Media And Fake News
In a time of growing ideological conformity within the New Zealand media, a backlash from the public has seen media outlets seeking to proclaim themselves as the arbiters of truth.
The New Zealand media industry, once renowned for impartial journalism, groundbreaking investigative articles and solid, balanced information, has become a carnival-like atmosphere of entertainment-style gossip, Left-leaning op-eds, and forwarding the latest piece from MSNBC, CNN, BBC or other partisan media companies.
An example of this is the Covering Climate Now initiative, where participating media outlets sign up to only engage in media coverage that supports the 'anthropogenic climate change' narrative rather than balanced, unbiased reporting. New Zealand media such as The New Zealand Herald, ODT, Newsroom, The Spinoff, Newshub, even taxpayer-funded broadcasters RNZ and TVNZ, are signed up to this international agreement.

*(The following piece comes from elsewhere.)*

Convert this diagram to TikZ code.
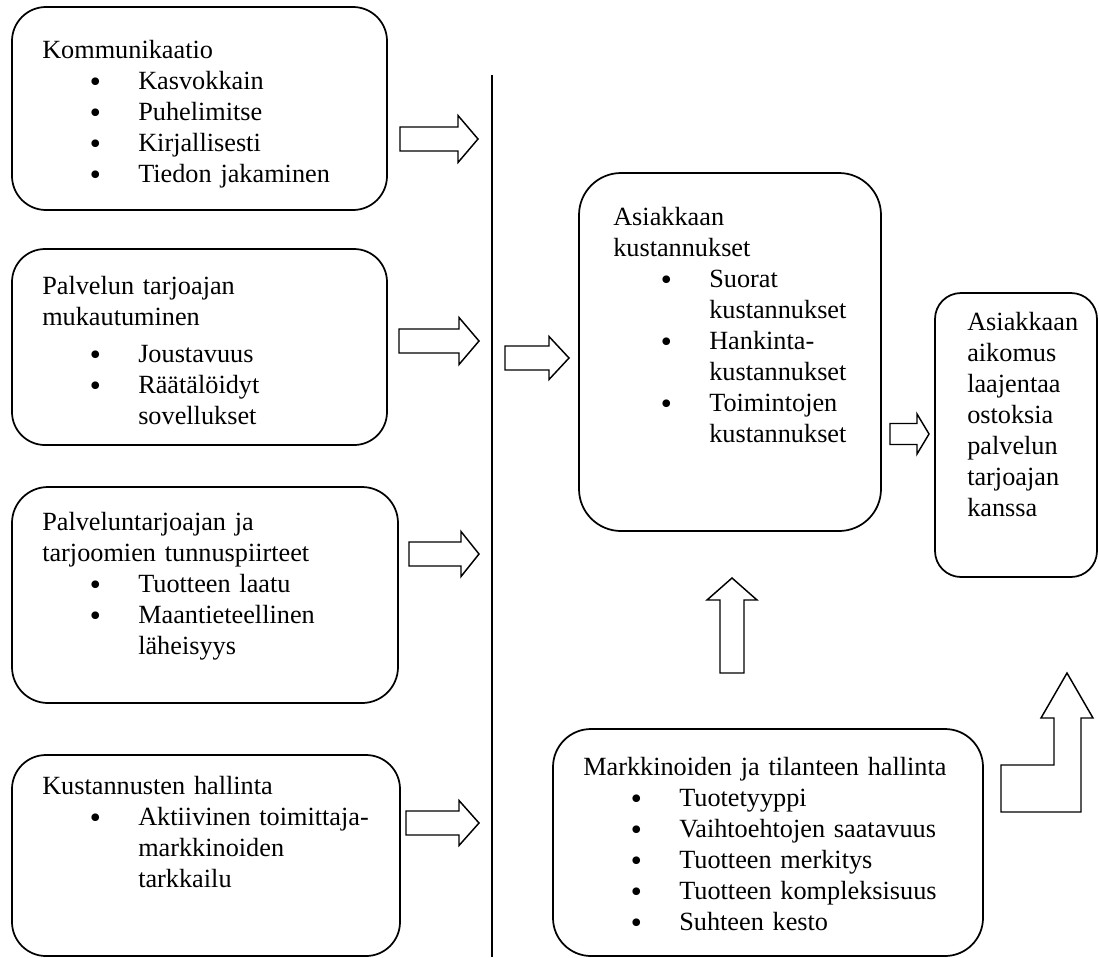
\documentclass[tikz,border=0pt]{standalone}
\usepackage{fontspec}
\setmainfont{Liberation Serif}
\newfontfamily\bulletfont{DejaVu Sans}
% bullet item and its continuation line, as in a word-processor list
\newcommand{\bulletmark}{\raisebox{-1.5pt}{\bulletfont •}}
\newcommand{\itm}[1]{\hspace*{34pt}\makebox[38pt][l]{\bulletmark}#1}
\newcommand{\cnt}[1]{\hspace*{72pt}#1}
\tikzset{
  roundbox/.style={draw, line width=1.3pt, inner sep=0pt, outer sep=0pt},
  boxtext/.style={anchor=base west, inner sep=0pt, text width=320pt, align=left,
                  font=\fontsize{19.7}{23.25}\selectfont},
  blockarrow/.style={draw, line width=1.1pt, line join=miter, fill=white},
}
% rounded box: name, x1, y1, x2, y2, corner radius (pixel units)
\newcommand{\roundboxat}[6]{%
  \node[roundbox, rounded corners={#6*0.75pt},
        minimum width={(#4-#2)*0.75pt}, minimum height={(#5-#3)*0.75pt}]
        (#1) at ({(#2+#4)/2},{(#3+#5)/2}) {};}
% right-pointing block arrow: tip name, tail x, head base x, tip x, y, shaft half, head half
\newcommand{\rarrow}[7]{%
  \draw[blockarrow] (#2,{#5-#6}) -- (#3,{#5-#6}) -- (#3,{#5-#7}) -- (#4,#5) coordinate (#1)
    -- (#3,{#5+#7}) -- (#3,{#5+#6}) -- (#2,{#5+#6}) -- cycle;}
\begin{document}
\begin{tikzpicture}[x=0.75pt,y=-0.75pt]
\fill[white] (0,0) rectangle (1099,957);
\useasboundingbox (0,0) rectangle (1099,957);

% left column
\roundboxat{b1}{12}{7}{387}{210}{34}
\node[boxtext] (t1) at (42,58) {Kommunikaatio\\
  \itm{Kasvokkain}\\ \itm{Puhelimitse}\\ \itm{Kirjallisesti}\\ \itm{Tiedon jakaminen}};

\roundboxat{b2}{12}{249}{387}{445}{33}
\node[boxtext] (t2) at (42,294) {Palvelun tarjoajan\\ mukautuminen\\[4.5pt]
  \itm{Joustavuus}\\ \itm{Räätälöidyt}\\ \cnt{sovellukset}};

\roundboxat{b3}{12}{487}{398}{703}{36}
\node[boxtext] (t3) at (42,530) {Palveluntarjoajan ja\\ tarjoomien tunnuspiirteet\\
  \itm{Tuotteen laatu}\\ \itm{Maantieteellinen}\\ \cnt{läheisyys}};

\roundboxat{b4}{12}{755}{400}{956}{34}
\node[boxtext] (t4) at (42,794) {Kustannusten hallinta\\
  \itm{Aktiivinen toimittaja-}\\ \cnt{markkinoiden}\\ \cnt{tarkkailu}};

% arrows into the divider
\rarrow{a1}{400}{458}{478}{139}{12}{23.5}
\rarrow{a2}{399}{459}{479}{341}{12}{23.5}
\rarrow{a3}{409}{461}{479}{554}{12}{22.5}
\rarrow{a4}{406}{459}{479}{823}{12}{22.5}

% divider
\coordinate (dtop) at (492,75);
\coordinate (dbot) at (492,957);
\draw[line width=1.3pt] (dtop) -- (dbot);

% customer costs
\rarrow{a5}{505}{549}{569}{358}{12}{21.5}
\roundboxat{b5}{579}{173}{881}{531}{42}
\node[boxtext] (t5) at (613,225) {Asiakkaan\\ kustannukset\\
  \itm{Suorat}\\ \cnt{kustannukset}\\ \itm{Hankinta-}\\ \cnt{kustannukset}\\
  \itm{Toimintojen}\\ \cnt{kustannukset}};

% intention
\rarrow{a6}{890}{917}{929}{434}{10.5}{20}
\roundboxat{b6}{935}{293}{1097}{577}{26}
\node[boxtext] (t6) at (967,330) {Asiakkaan\\ aikomus\\ laajentaa\\ ostoksia\\
  palvelun\\ tarjoajan\\ kanssa};

% market and situation management
\draw[blockarrow] (720,673) -- (720,600) -- (707,600) -- (732,578) coordinate (a7)
  -- (757,600) -- (744,600) -- (744,673) -- cycle;
\roundboxat{b7}{553}{729}{983}{956}{38}
\node[boxtext] (t7) at (583,775) {Markkinoiden ja tilanteen hallinta\\
  \itm{Tuotetyyppi}\\ \itm{Vaihtoehtojen saatavuus}\\ \itm{Tuotteen merkitys}\\
  \itm{Tuotteen kompleksisuus}\\ \itm{Suhteen kesto}};

% bent arrow up to the intention box
\draw[blockarrow] (1001,765) -- (1054,765) -- (1054,718) -- (1041,718)
  -- (1067,673) coordinate (a8) -- (1093,718) -- (1081,718) -- (1081,812)
  -- (1001,812) -- cycle;
\end{tikzpicture}
\end{document}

A recent poll of 2500 New Zealanders showed that out of 12 media outlets, 10 were viewed as Left to Far Left while just 2 were seen as centre-right.
And just a week ago Stuff NZ partly-pulled a story smearing New Conservative candidate and cancer survivor Deborah Burnside around her ratified support for the local cancer society.
"Over the last few years, the media has become a shadow of what they once were," says Deputy Leader Elliot Ikilei. "Media gang-ups on individuals such as Israel Folau and Donald Trump have also shown not just a mob mentality within the journalism field, but an ideological conformity within an industry that, according to the NZMC, ‘should be bound at all times by accuracy, fairness and balance.’ International propaganda agreements, the increasingly rare examples of balanced journalism, clear biases in narrative reporting, are sad evidence that the once-great press industry has become a stagnant marsh of taxpayer-funded Progressive dogma."
Ikilei concludes: "We truly hope that we will soon experience a reforming of the once-honourable station of New Zealand's free press industry."